En 2001, Lituania servía al escritor estadounidense Jonathan Franzen como escenario para la parte más desquiciada y divertida (¿la única?) de su novela Las correcciones. “A lo más que puede aspirar mi país es a parecerse algún día a un Estado occidental de segunda clase”, se resignaba el coprotagonista lituano, tan entrañable como fracasado en su vocación de mafioso postsoviético, escribe el diario económico Cinco Días, de la editorial de El País, en un reportaje sobre la situación de la Europa Central y del Este.

Doce años después de aquel cataclismo imaginario, Lituania (la de verdad) se prepara para asumir por primera vez la presidencia semestral de la UE (a partir del 1 de julio). Y su presidenta, Dalia Grybauskaite, se dispone a recibir el próximo 9 de mayo en Aquisgrán el prestigioso Premio Carlomagno, como reconocimiento al esfuerzo por convertir al país báltico en un socio más, no de segunda, de la UE.

El galardón coincide, y no por casualidad, con el décimo aniversario de la firma de los Tratados de Adhesión de los países del Báltico, de Europa Central y del Este que ingresaron en la UE un año después, el 1 de mayo de 2004. Una ampliación que transformó el club comunitario en una amalgama más heterogénea que nunca en cuanto a convergencia económica y estabilidad política. Y que tras una década de convivencia entre los antiguos socios y los recién llegados deja un saldo relativamente positivo, pero plagado todavía de gravísimos problema sociales (sobre todo, en Hungría, Rumanía y Bulgaria) y desequilibrios económicos tan graves como el que acaba de condenar a Chipre al rescate o a la bancarrota.

Desde el comienzo se sabía que la operación geoestratégica era tan ambiciosa como arriesgada, porque la UE engullía de golpe casi todo el patio delantero de Rusia. Se trataba de aprovechar una oportunidad histórica, con Moscú fuera de juego temporalmente tras el derrumbe de la URSS.

Pero el atracón no ha sido fácil de digerir. Y para algún analista, explica en parte el marasmo actual del club. La convivencia, desde luego, no ha sido fácil, aunque los chirridos institucionales del comienzo han ido suavizándose.

La atemorizada Polonia de los Kaczins_ky, que fue un quebradero de cabeza para el resto de socios, se ha convertido en un país con vocación de liderazgo, mimado por Berlín y con posibilidades ya de hacerse con la presidencia de la Comisión Europea.

En la República Checa también acaba de abandonar el cargo el presidente Vaclav Klaus, que hizo de su enfrentamiento con Bruselas una seña de identidad.
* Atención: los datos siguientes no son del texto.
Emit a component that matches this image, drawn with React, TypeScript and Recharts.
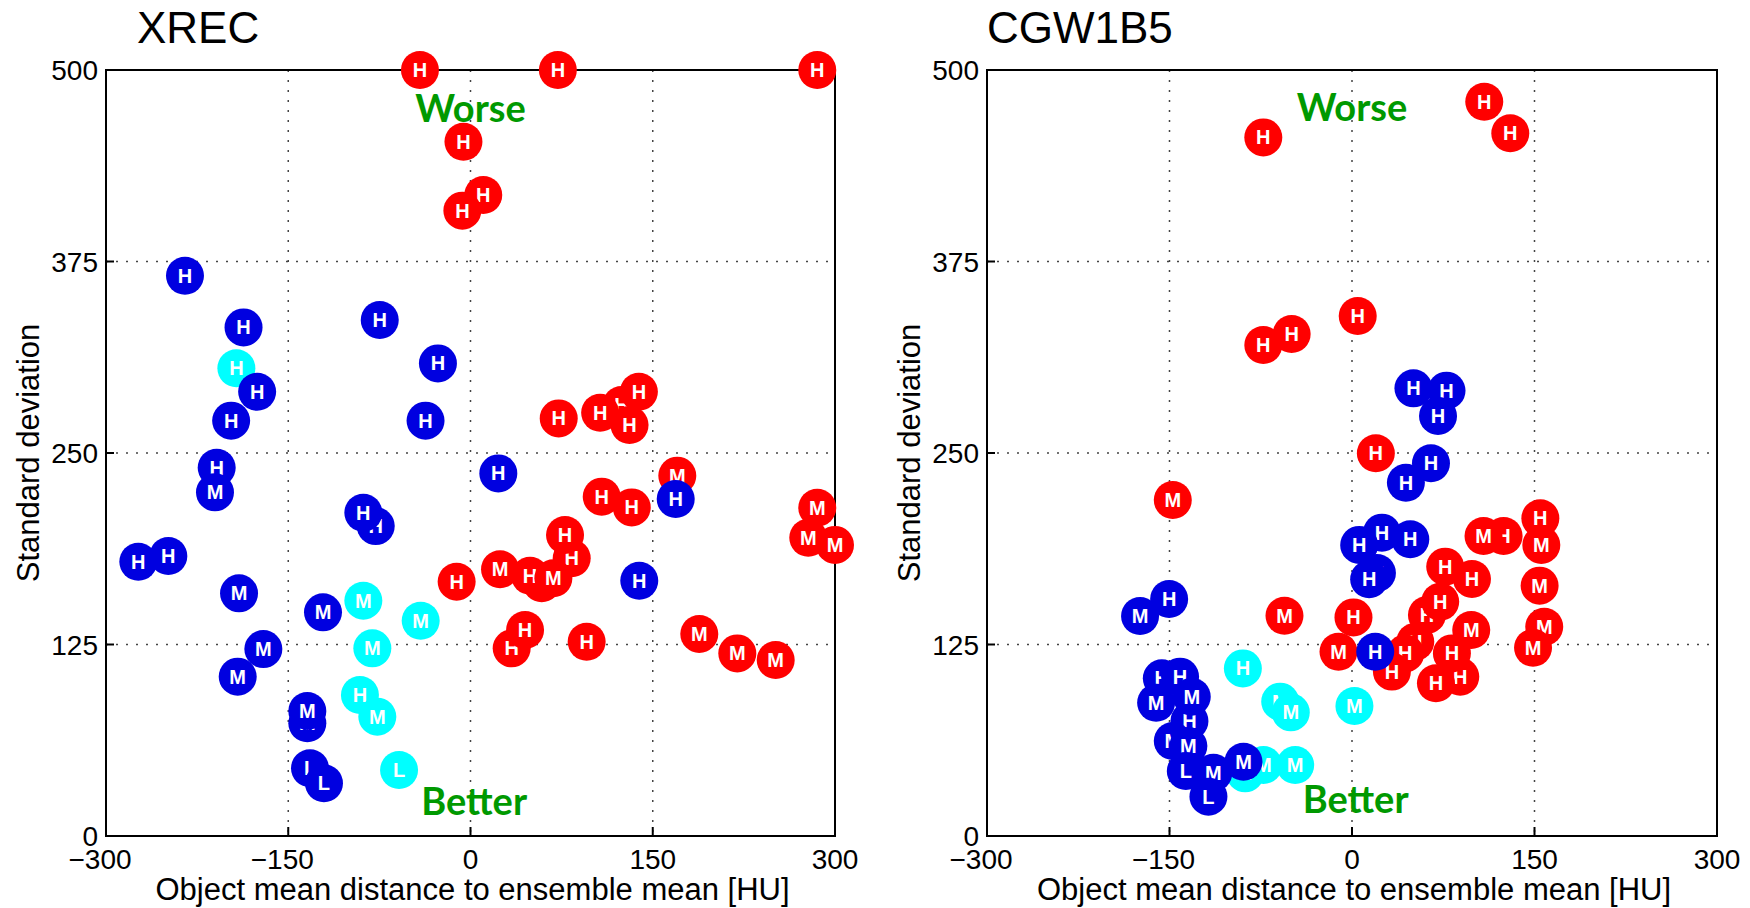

Su sucesor, Milos Zeman, ya ha dejado claro que desea normalizar por completo las relaciones con el resto de la UE con la simbólica colocación de la bandera europea en la residencia presidencial en el Castillo de Praga.

Aun así, no se puede hablar todavía de una Unión sin fisuras, ni política ni, mucho menos, económica y socialmente. Persiste la desconfianza entre los socios más veteranos y los ya no tan recién llegados, agravada ahora por una crisis que ha frenado en seco la convergencia en renta per cápita.

El primer lustro después de la ampliación, los nuevos socios registraron una tasa anual media de crecimiento del 5,5%. Pero el ritmo se ha ralentizado. Y los últimos datos indican que la República Checa, por ejemplo, sigue con una renta per cápita del 80% de la media comunitaria, la misma que en 2006; Eslovaquia, en el 73%, como en 2008. Y el gigante polaco no ha logrado pasar del 64%.

La tensión es evidente y el núcleo duro de la UE, con Alemania y Reino Unido al frente, reclama una revisión de las normas sobre libre circulación de trabajadores para blindarse ante la posible llegada de personas del Este. Alemania también quiere disponer de nuevos instrumentos para poder castigar a un socio si viola los valores democráticos de la UE, una iniciativa que parece pensada para Budapest y Bucarest.

Hungría vive bajo el mandato de Vik_tor Orban (Partido Popular Europeo) una peligrosa deriva nacionalista y autocrática que ha disparado las alarmas no solo en la Comisión Europea, sino también en el Consejo de Europa, el órgano que vela por el respeto a los valores democráticos y los derechos humanos. El caos institucional también amenaza a Rumanía. Y en Bulgaria, el Gobierno ha dimitido tras unas revueltas populares, con inmolaciones incluidas, más propias de la primavera árabe que de un socio de la Unión Europea. Quizá todavía no ha calado en todos los países de la nueva Europa una de las consignas del personaje lituano de Franzen: “La democracia reporta dividendos”.